Schedule 1 to the Bill amends offences and definitions in the Criminal Code.  It is important that these amended offences commence as soon as possible to ensure the offences are interpreted in the way in which they were originally intended.  

 

Clause 3: Schedules

 

This clause makes it clear that the Schedules to the Bill will amend the Acts set out in those Schedules in accordance with the provisions set out in each Schedule.

 

Clause 4: Review of anti-terrorism laws

 

This clause provides for a review of the amendments made by Schedule 1 after five years.

 

Subclause 4(1) provides that the Council of Australian Governments (COAG) agreed on 27 September 2005 to undertake this review. 

 

Subclause 4(2) provides that if a copy of a report of this review is made available to the Attorney-General, he or she must cause a copy of the report to be laid before each House of Parliament within 15 sitting days after the report is received.

 

This clause ensures that the COAG agreement to a five-year review of these new laws is enshrined in the legislation.  It also ensures that any report on the review of these new laws will be made public.
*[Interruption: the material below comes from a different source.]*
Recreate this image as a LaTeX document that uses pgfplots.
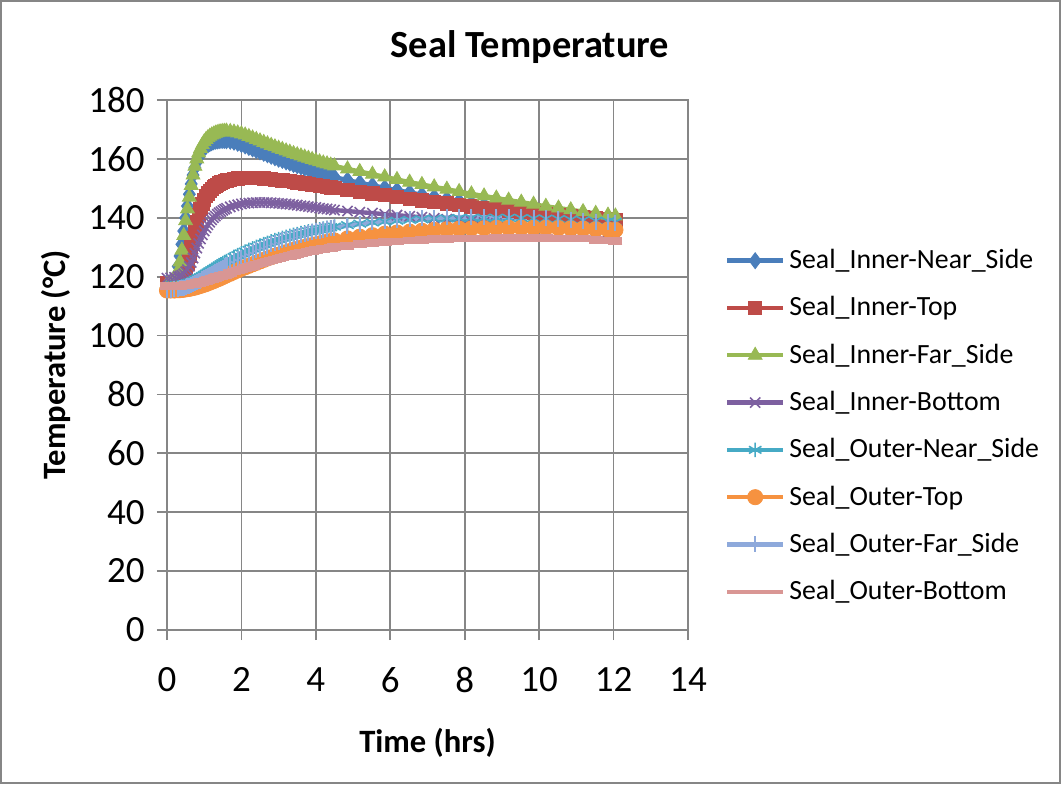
\documentclass[border=0pt]{standalone}
\usepackage{fontspec}
\setmainfont{Carlito}
\usepackage{pgfplots}
\usepackage{pgfplotstable}
\pgfplotsset{compat=1.18}
\definecolor{cBlue}{HTML}{4A7EBB}
\definecolor{cRed}{HTML}{BE4B48}
\definecolor{cGreen}{HTML}{98B954}
\definecolor{cPurple}{HTML}{7D60A0}
\definecolor{cTeal}{HTML}{46AAC5}
\definecolor{cOrange}{HTML}{F69240}
\definecolor{cLBlue}{HTML}{8EA9DB}
\definecolor{cPink}{HTML}{D99694}
\definecolor{gridgray}{HTML}{868686}
\pgfplotstableread{
t B R G P T O L K
0 118.0 118.0 117.5 119.5 116.0 115.3 115.5 116.8
0.1 118.2 118.0 117.8 119.6 116.1 115.3 115.6 116.8
0.2 119.5 118.2 118.5 119.8 116.2 115.3 115.7 116.8
0.3 123.5 118.8 122.0 120.0 116.4 115.4 115.9 116.9
0.35 127.0 119.3 125.0 120.2 116.5 115.4 116.0 116.9
0.4 131.0 120.0 129.0 120.5 116.7 115.5 116.2 117.0
0.45 135.5 121.0 134.0 121.0 116.9 115.6 116.3 117.0
0.5 140.0 122.5 139.0 121.6 117.1 115.7 116.5 117.1
0.55 144.0 124.5 143.0 122.4 117.4 115.8 116.7 117.2
0.6 148.0 127.0 147.0 123.5 117.7 115.9 117.0 117.3
0.65 151.5 130.0 151.0 124.8 118.0 116.0 117.2 117.4
0.7 154.5 133.0 154.5 126.3 118.3 116.2 117.5 117.5
0.75 157.0 136.0 157.5 128.0 118.7 116.3 117.8 117.6
0.8 159.0 138.7 160.0 129.7 119.0 116.5 118.1 117.8
0.85 160.6 141.0 162.0 131.3 119.4 116.7 118.4 117.9
0.9 161.9 143.0 163.5 132.8 119.8 116.9 118.7 118.1
0.95 162.9 144.7 164.8 134.2 120.2 117.1 119.1 118.2
1.0 163.7 146.1 165.8 135.5 120.6 117.3 119.4 118.4
1.05 164.3 147.3 166.6 136.6 121.0 117.5 119.8 118.6
1.1 164.8 148.3 167.2 137.6 121.4 117.8 120.1 118.8
1.15 165.2 149.1 167.7 138.5 121.8 118.0 120.5 119.0
1.2 165.5 149.8 168.1 139.3 122.2 118.3 120.9 119.2
1.25 165.8 150.4 168.4 140.0 122.6 118.5 121.2 119.4
1.3 166.0 150.9 168.7 140.6 123.0 118.8 121.6 119.6
1.35 166.1 151.3 168.9 141.2 123.4 119.1 122.0 119.8
1.4 166.2 151.7 169.1 141.7 123.8 119.3 122.4 120.0
1.45 166.3 152.0 169.2 142.1 124.2 119.6 122.7 120.2
1.5 166.3 152.3 169.3 142.5 124.6 119.9 123.1 120.4
1.55 166.3 152.5 169.35 142.9 125.0 120.2 123.5 120.6
1.6 166.2 152.7 169.4 143.2 125.3 120.5 123.8 120.8
1.7 166.0 153.0 169.3 143.7 126.0 121.0 124.5 121.3
1.8 165.7 153.2 169.1 144.1 126.7 121.6 125.2 121.7
1.9 165.3 153.4 168.8 144.4 127.3 122.1 125.9 122.1
2.0 164.9 153.5 168.5 144.7 127.9 122.7 126.5 122.5
2.1 164.4 153.6 168.1 144.9 128.5 123.2 127.2 122.9
2.2 163.9 153.6 167.6 145.0 129.1 123.7 127.8 123.3
2.3 163.4 153.6 167.1 145.1 129.6 124.2 128.4 123.7
2.4 162.9 153.6 166.6 145.2 130.1 124.7 128.9 124.1
2.5 162.4 153.5 166.1 145.2 130.6 125.2 129.5 124.5
2.6 161.9 153.4 165.6 145.2 131.1 125.7 130.0 124.8
2.7 161.4 153.3 165.1 145.2 131.5 126.2 130.5 125.2
2.8 160.9 153.2 164.6 145.1 132.0 126.6 131.0 125.5
2.9 160.4 153.0 164.1 145.0 132.4 127.1 131.4 125.9
3.0 159.9 152.9 163.6 144.9 132.8 127.5 131.9 126.2
3.1 159.5 152.7 163.2 144.8 133.2 127.9 132.3 126.5
3.2 159.0 152.6 162.7 144.7 133.5 128.3 132.7 126.8
3.3 158.6 152.4 162.3 144.6 133.9 128.7 133.1 127.1
3.4 158.1 152.2 161.8 144.4 134.2 129.1 133.5 127.4
3.5 157.7 152.0 161.4 144.3 134.5 129.4 133.8 127.7
3.6 157.3 151.9 161.0 144.1 134.8 129.8 134.2 128.0
3.7 156.9 151.7 160.6 144.0 135.1 130.1 134.5 128.2
3.8 156.5 151.5 160.2 143.8 135.4 130.4 134.8 128.5
3.9 156.1 151.3 159.8 143.6 135.6 130.7 135.1 128.7
4.0 155.7 151.1 159.4 143.5 135.9 131.0 135.4 129.0
4.1 155.3 150.9 159.0 143.3 136.1 131.3 135.6 129.2
4.2 154.9 150.7 158.6 143.1 136.3 131.6 135.9 129.4
4.3 154.5 150.5 158.3 143.0 136.6 131.8 136.1 129.6
4.4 154.2 150.3 157.9 142.8 136.8 132.1 136.4 129.8
4.5 153.8 150.1 157.6 142.6 137.0 132.3 136.6 130.0
4.85 152.8 149.5 156.6 142.3 137.5 133.0 137.3 130.5
5.18 151.9 148.9 155.7 141.9 138.0 133.6 137.9 131.0
5.52 151.0 148.3 154.8 141.6 138.4 134.1 138.4 131.4
5.85 150.2 147.7 153.9 141.2 138.7 134.6 138.8 131.7
6.18 149.4 147.1 153.0 140.9 139.0 135.0 139.2 132.0
6.52 148.6 146.5 152.1 140.5 139.3 135.3 139.5 132.3
6.85 147.8 145.9 151.3 140.2 139.5 135.6 139.8 132.5
7.18 147.1 145.4 150.5 139.8 139.7 135.9 140.0 132.7
7.52 146.4 144.9 149.7 139.5 139.8 136.1 140.1 132.8
7.85 145.7 144.4 148.9 139.1 139.9 136.3 140.2 132.9
8.18 145.0 143.9 148.1 138.8 140.0 136.4 140.3 133.0
8.52 144.4 143.4 147.4 138.4 140.0 136.5 140.3 133.0
8.85 143.8 142.9 146.7 138.1 140.0 136.6 140.3 133.1
9.18 143.2 142.5 146.0 137.7 140.0 136.6 140.2 133.1
9.52 142.6 142.1 145.3 137.4 139.9 136.6 140.1 133.1
9.85 142.1 141.7 144.6 137.0 139.8 136.6 140.0 133.1
10.18 141.6 141.3 143.9 136.7 139.7 136.6 139.8 133.1
10.52 141.1 140.9 143.3 136.3 139.6 136.5 139.6 133.0
10.85 140.6 140.5 142.7 136.0 139.4 136.4 139.4 133.0
11.18 140.2 140.2 142.1 135.6 139.2 136.3 139.0 132.9
11.52 139.8 139.9 141.5 135.3 139.0 136.1 138.6 132.5
11.85 139.4 139.6 140.9 134.9 138.8 136.0 138.4 132.3
12.05 139.2 139.4 140.6 134.7 138.6 135.9 138.3 132.2
}\data
\begin{document}
\begin{tikzpicture}
\useasboundingbox (-83.5pt,-77pt) rectangle (447pt,315pt);
\draw[gridgray, line width=0.8pt] (-83.1pt,-76.6pt) rectangle (446.6pt,314.6pt);
\begin{axis}[
  scale only axis, width=260.5pt, height=265pt,
  xmin=0, xmax=14, ymin=0, ymax=180,
  xtick={0,2,...,14}, ytick={0,20,...,180},
  grid=major,
  grid style={draw=gridgray, line width=0.9pt},
  axis line style={draw=gridgray, line width=0.9pt},
  tick style={draw=gridgray, line width=0.9pt},
  tick align=outside, major tick length=5pt,
  xtick pos=bottom, ytick pos=left,
  clip=false,
  /pgf/number format/assume math mode=true,
  tick label style={font=\fontsize{18.5}{20}\selectfont},
  xticklabel style={anchor=north, inner sep=0pt, yshift=-13.5pt},
  yticklabel style={anchor=east, inner sep=0pt, xshift=-6pt},
  title={Seal Temperature},
  title style={at={(axis description cs:0.6967,1.077)}, anchor=center, inner sep=0pt, font=\fontsize{19.2}{23}\selectfont\bfseries},
  xlabel={Time (hrs)},
  xlabel style={at={(axis description cs:0.5,-0.2132)}, anchor=center, inner sep=0pt, font=\fontsize{16.3}{19}\selectfont\bfseries},
  ylabel={Temperature (°C)},
  ylabel style={at={(axis description cs:-0.2135,0.5)}, anchor=center, rotate=0, inner sep=0pt, font=\fontsize{16.3}{19}\selectfont\bfseries},
  legend style={draw=none, fill=none, inner sep=0pt, outer sep=0pt,
    at={(axis description cs:1.071,0.3845)}, anchor=west,
    font=\fontsize{13.9}{16}\selectfont, row sep=11.65pt,
    nodes={inner sep=0pt, text height=10pt, text depth=2pt},
    /tikz/every odd column/.append style={column sep=2pt}},
  legend cell align=left,
  legend image code/.code={\draw[mark repeat=2,mark phase=2,#1] plot coordinates {(0pt,0pt) (14pt,0pt) (28pt,0pt)};},
  every axis plot/.append style={line width=2.2pt},
]
\addplot[cBlue, mark=diamond*, mark size=4pt, mark options={solid, fill=cBlue, draw=cBlue, line width=0.4pt}] table[x=t,y=B]{\data};
\addlegendentry{Seal\_Inner-Near\_Side}
\addplot[cRed, mark=square*, mark size=3.3pt, mark options={solid, fill=cRed, draw=cRed, line width=0.4pt}] table[x=t,y=R]{\data};
\addlegendentry{Seal\_Inner-Top}
\addplot[cGreen, mark=triangle*, mark size=4pt, mark options={solid, fill=cGreen, draw=cGreen, line width=0.4pt}] table[x=t,y=G]{\data};
\addlegendentry{Seal\_Inner-Far\_Side}
\addplot[cPurple, mark=x, mark size=3.6pt, mark options={solid, draw=cPurple, line width=0.8pt}] table[x=t,y=P]{\data};
\addlegendentry{Seal\_Inner-Bottom}
\addplot[cTeal, mark=asterisk, mark size=3.6pt, mark options={solid, draw=cTeal, line width=0.8pt}] table[x=t,y=T]{\data};
\addlegendentry{Seal\_Outer-Near\_Side}
\addplot[cOrange, mark=*, mark size=3.8pt, mark options={solid, fill=cOrange, draw=cOrange, line width=0.4pt}] table[x=t,y=O]{\data};
\addlegendentry{Seal\_Outer-Top}
\addplot[cLBlue, mark=|, mark size=4pt, mark options={solid, draw=cLBlue, line width=1pt}] table[x=t,y=L]{\data};
\addlegendentry{Seal\_Outer-Far\_Side}
\addplot[cPink, mark=-, mark size=3.5pt, mark options={solid, draw=cPink, line width=3.8pt}, legend image post style={mark=none}] table[x=t,y=K]{\data};
\addlegendentry{Seal\_Outer-Bottom}
\end{axis}
\end{tikzpicture}
\end{document}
Schedule 1 – Amendments to terrorism offences

 

This Schedule amends the terrorism offences in Divisions 101 and 103 of the Criminal Code.

 

Criminal Code Act 1995

 

Items 1 to 4

 

These items are interpretative amendments to the existing terrorism offences in Division 101 of Part 5.3 of the Criminal Code that clarify that, in a prosecution for a terrorism offence, it is not necessary to identify a particular terrorist act.  The amendments will ensure that the policy of the existing offences is implemented in the way originally intended.

 

The existing offences contain a subsection that provides that a person commits the offence even if ‘the’ terrorist act does not occur.  When the offences were originally drafted, it was not the intention that the prosecution would be required to identify a ‘particular’ terrorist act. 

 

The amendments will simply clarify that it is not necessary for the prosecution to identify a specific terrorist act.  It will be sufficient for the prosecution to prove that the particular conduct was related to ‘a’ terrorist act.

 

The amendments will ensure the relevant offences will be available where a person is considering a range of activities that are still in formative stages and not advanced to the point of the details being decided upon.  For example, a person or group of persons may be considering a range of activities such as killing persons or detonating a bomb.  However, that person or group may not have decided which of the activities will be carried out, nor the time, date or method of such activities.  In other words, in proving one of the amended offences it will not be necessary to establish that the person has settled on a particular target, time or date or other specific particulars of the action or threat of action said to constitute the terrorist act.  For example, where the person has settled on an action such as destroying a Government building but has not decided on a particular building, time or date this would fall within the concept of a terrorist act.

 

Item 5

 

This item is an interpretative amendment to the offence of financing terrorism in subsection 103.1(1) of the Criminal Code to clarify that, in a prosecution for this offence, it is not necessary to identify a particular terrorist act.

 

The amendment will simply clarify that it is not necessary for the prosecution to identify a specific terrorist act.  It will be sufficient for the prosecution to prove that the particular conduct was related to ‘a’ terrorist act.